This movie has some great character development, though
unfortunately it doesn't apply to every character. Possibly inspired by
the two dumb-dumb policemen in Last House
On The Left, there is a subplot here involving two dumb-dumb
gas station attendants. Getting drunk on some homemade hooch that Harry
gave to them, the movie cuts to their drunken shenanigans several
times, where they make complete idiots of themselves staggering around
and running their truck into their station. It's extremely annoying,
especially since their presence never once changes the status of
anything concerning the plot. This is not the only distraction that
temporarily dilutes the effect of the power generated by the rest of
the movie. It takes a long time to get a feeling that the movie is
taking place in a solid location; in the first fifteen minutes, every
location feels like it was shot very far from the others, with an
awkward mix of deep wilderness, commercial buildings, and public
campgrounds. The fact that the events in this movie are supposed to be
taking place in late summer but the fauna clearly was shot in a clearly
colder season just makes these locations even more convincing. And this
is yet another Canadian tax shelter movie which is supposed to be
taking place in the United States, yet we clearly see Canadian styles,
such as with the uniforms that the policemen wear.
Some people might also be put off by the fact that this
movie actually doesn't have as many juicy setpieces involving action
and horror than they might expect. It is true that there isn't as much
of this stuff as there is in other movies of this kind - in fact, the
nastiness here overall isn't as harsh as you'll find elsewhere. It's
then hard to understand why the censor board in the U.K. reportedly
still has this movie banned, despite much more violent movies having
escaped their condemnation in the past few years. Despite the violence
of the movie being somewhat softer than usual for the period, it still
manages to satisfy; the motorboat sequence is actually pretty
suspenseful and creepy, and there is a bit involving a piece of glass
that I'm sure will please many people. As well, these four creeps are
just so convincingly loathsome, that the chance of seeing them get
what's coming to them is automatically satisfying, even if there isn't
much blood or other stuff. It just goes to show that even in an
exploitation movie, the right kind of characters can go a long way,
including the fact that alone the characters in Death Weekend make
this movie worth a look.
UPDATE: "Fenris" sent this along:
"I read your review of Death Weekend
(a.k.a. The House By The Lake)
and in that review you wondered why the film censors in the UK still
had the movie banned to this date.
"Well, one explanation for that may be that if a movie has been banned
in the UK by the BBFC (British Board Of Film Classification) the
distributor of the movie themselves have to apply for a new rating if
they want to remove the ban.
"Most smaller (or even the bigshots) distributors would not bother to
make the effort unless there is a good market for the film (putting a
movie in for classification costs a good deal of money). This is why
there are a lot of movies that are still "banned" in many countries in
Europe even if new movies that are ten times as violent stroll through
the censors getting our 15 or 18 ratings in their uncut glory (ratings
in Europe are named after the lowest age allowed to see the film...
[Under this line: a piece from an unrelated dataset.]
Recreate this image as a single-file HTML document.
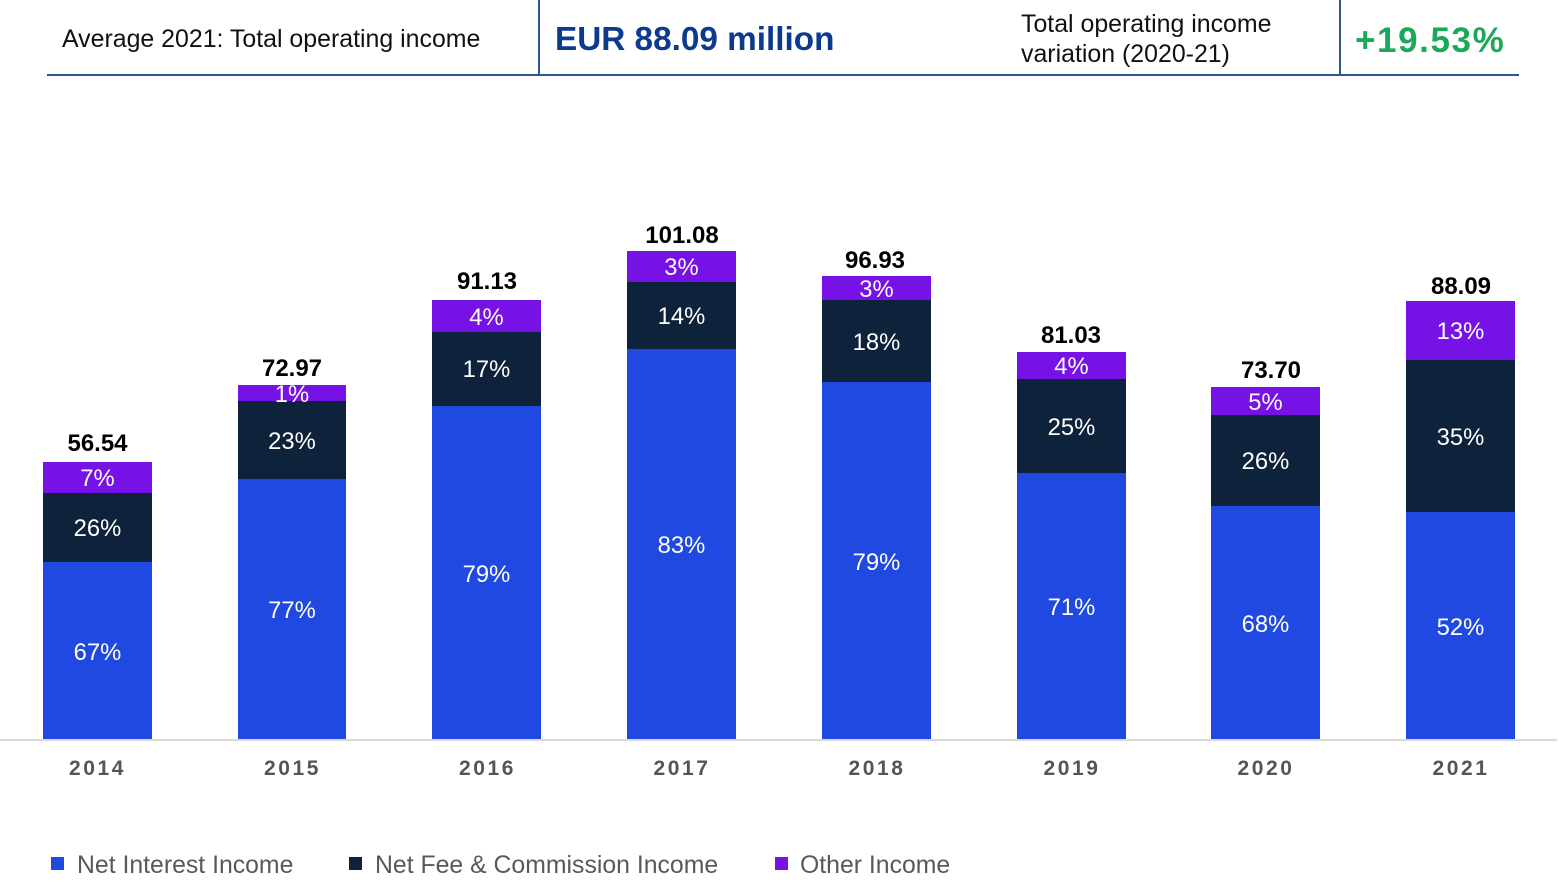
<!DOCTYPE html>
<html>
<head>
<meta charset="utf-8">
<style>
  html,body{margin:0;padding:0;background:#fff;}
  svg{display:block;}
  text{font-family:"Liberation Sans",Arial,sans-serif;}
</style>
</head>
<body>
<svg width="1559" height="884" viewBox="0 0 1559 884" xmlns="http://www.w3.org/2000/svg">
  <!-- Header -->
  <rect x="47" y="74" width="1472" height="2" fill="#2e5597"/>
  <rect x="538" y="0" width="2" height="76" fill="#2e5597"/>
  <rect x="1339" y="0" width="2" height="76" fill="#2e5597"/>
  <text x="62" y="47" font-size="24.9" fill="#111">Average 2021: Total operating income</text>
  <text x="555" y="50" font-size="33.3" font-weight="bold" fill="#0b3a8e">EUR 88.09 million</text>
  <text x="1021" y="32" font-size="24.9" fill="#111">Total operating income</text>
  <text x="1021" y="62" font-size="24.9" fill="#111">variation (2020-21)</text>
  <text x="1355" y="52" font-size="35" font-weight="bold" fill="#1ba85a" letter-spacing="1.6">+19.53%</text>

  <!-- Axis line -->
  <rect x="0" y="739" width="1557" height="2" fill="#d9d9d9"/>

  <!-- Bars -->
  <g>
    <rect x="43" y="562" width="109" height="177" fill="#1f49e0"/>
    <rect x="43" y="493" width="109" height="69" fill="#0e223b"/>
    <rect x="43" y="462" width="109" height="31" fill="#7612e6"/>

    <rect x="238" y="479" width="108" height="260" fill="#1f49e0"/>
    <rect x="238" y="401" width="108" height="78" fill="#0e223b"/>
    <rect x="238" y="385" width="108" height="16" fill="#7612e6"/>

    <rect x="432" y="406" width="109" height="333" fill="#1f49e0"/>
    <rect x="432" y="332" width="109" height="74" fill="#0e223b"/>
    <rect x="432" y="300" width="109" height="32" fill="#7612e6"/>

    <rect x="627" y="349" width="109" height="390" fill="#1f49e0"/>
    <rect x="627" y="282" width="109" height="67" fill="#0e223b"/>
    <rect x="627" y="251" width="109" height="31" fill="#7612e6"/>

    <rect x="822" y="382" width="109" height="357" fill="#1f49e0"/>
    <rect x="822" y="300" width="109" height="82" fill="#0e223b"/>
    <rect x="822" y="276" width="109" height="24" fill="#7612e6"/>

    <rect x="1017" y="473" width="109" height="266" fill="#1f49e0"/>
    <rect x="1017" y="379" width="109" height="94" fill="#0e223b"/>
    <rect x="1017" y="352" width="109" height="27" fill="#7612e6"/>

    <rect x="1211" y="506" width="109" height="233" fill="#1f49e0"/>
    <rect x="1211" y="415" width="109" height="91" fill="#0e223b"/>
    <rect x="1211" y="387" width="109" height="28" fill="#7612e6"/>

    <rect x="1406" y="512" width="109" height="227" fill="#1f49e0"/>
    <rect x="1406" y="360" width="109" height="152" fill="#0e223b"/>
    <rect x="1406" y="301" width="109" height="59" fill="#7612e6"/>
  </g>

  <!-- Percent labels -->
  <g font-size="23.8" fill="#ffffff" text-anchor="middle">
    <text x="97.5" y="486">7%</text>
    <text x="97.5" y="536">26%</text>
    <text x="97.5" y="660">67%</text>

    <text x="292" y="402">1%</text>
    <text x="292" y="449">23%</text>
    <text x="292" y="618">77%</text>

    <text x="486.5" y="325">4%</text>
    <text x="486.5" y="377">17%</text>
    <text x="486.5" y="582">79%</text>

    <text x="681.5" y="275">3%</text>
    <text x="681.5" y="324">14%</text>
    <text x="681.5" y="553">83%</text>

    <text x="876.5" y="297">3%</text>
    <text x="876.5" y="350">18%</text>
    <text x="876.5" y="570">79%</text>

    <text x="1071.5" y="374">4%</text>
    <text x="1071.5" y="435">25%</text>
    <text x="1071.5" y="615">71%</text>

    <text x="1265.5" y="410">5%</text>
    <text x="1265.5" y="469">26%</text>
    <text x="1265.5" y="632">68%</text>

    <text x="1460.5" y="339">13%</text>
    <text x="1460.5" y="445">35%</text>
    <text x="1460.5" y="635">52%</text>
  </g>

  <!-- Totals -->
  <g font-size="24" font-weight="bold" fill="#000" text-anchor="middle">
    <text x="97.5" y="451">56.54</text>
    <text x="292" y="376">72.97</text>
    <text x="487" y="289">91.13</text>
    <text x="682" y="243">101.08</text>
    <text x="875" y="268">96.93</text>
    <text x="1071" y="343">81.03</text>
    <text x="1271" y="378">73.70</text>
    <text x="1461" y="294">88.09</text>
  </g>

  <!-- Year labels -->
  <g font-size="21" font-weight="bold" fill="#555555" text-anchor="middle" letter-spacing="2.6">
    <text x="97.5" y="775">2014</text>
    <text x="292.5" y="775">2015</text>
    <text x="487.5" y="775">2016</text>
    <text x="682" y="775">2017</text>
    <text x="877" y="775">2018</text>
    <text x="1072" y="775">2019</text>
    <text x="1266" y="775">2020</text>
    <text x="1461" y="775">2021</text>
  </g>

  <!-- Legend -->
  <rect x="51" y="857" width="13" height="13" fill="#1f49e0"/>
  <text x="77" y="873" font-size="24.8" fill="#595959">Net Interest Income</text>
  <rect x="349" y="857" width="13" height="13" fill="#0e223b"/>
  <text x="375" y="873" font-size="24.8" fill="#595959">Net Fee &amp; Commission Income</text>
  <rect x="775" y="857" width="13" height="13" fill="#7612e6"/>
  <text x="800" y="873" font-size="24.8" fill="#595959">Other Income</text>
</svg>
</body>
</html>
usually 7,11,15,and 18 with some movies in the grey zones receiving
ratings like 16,17 or 13 with parental supervision)
"So when movies that are tame by today's standards still float around
in banned limbo in some countries the "blame" usually goes to the
distributors not having resubmitted the movie for a re-release rating.
"Oh, and some movies are also banned from theatrical release but are
still rated and released uncut for buy/rent on video."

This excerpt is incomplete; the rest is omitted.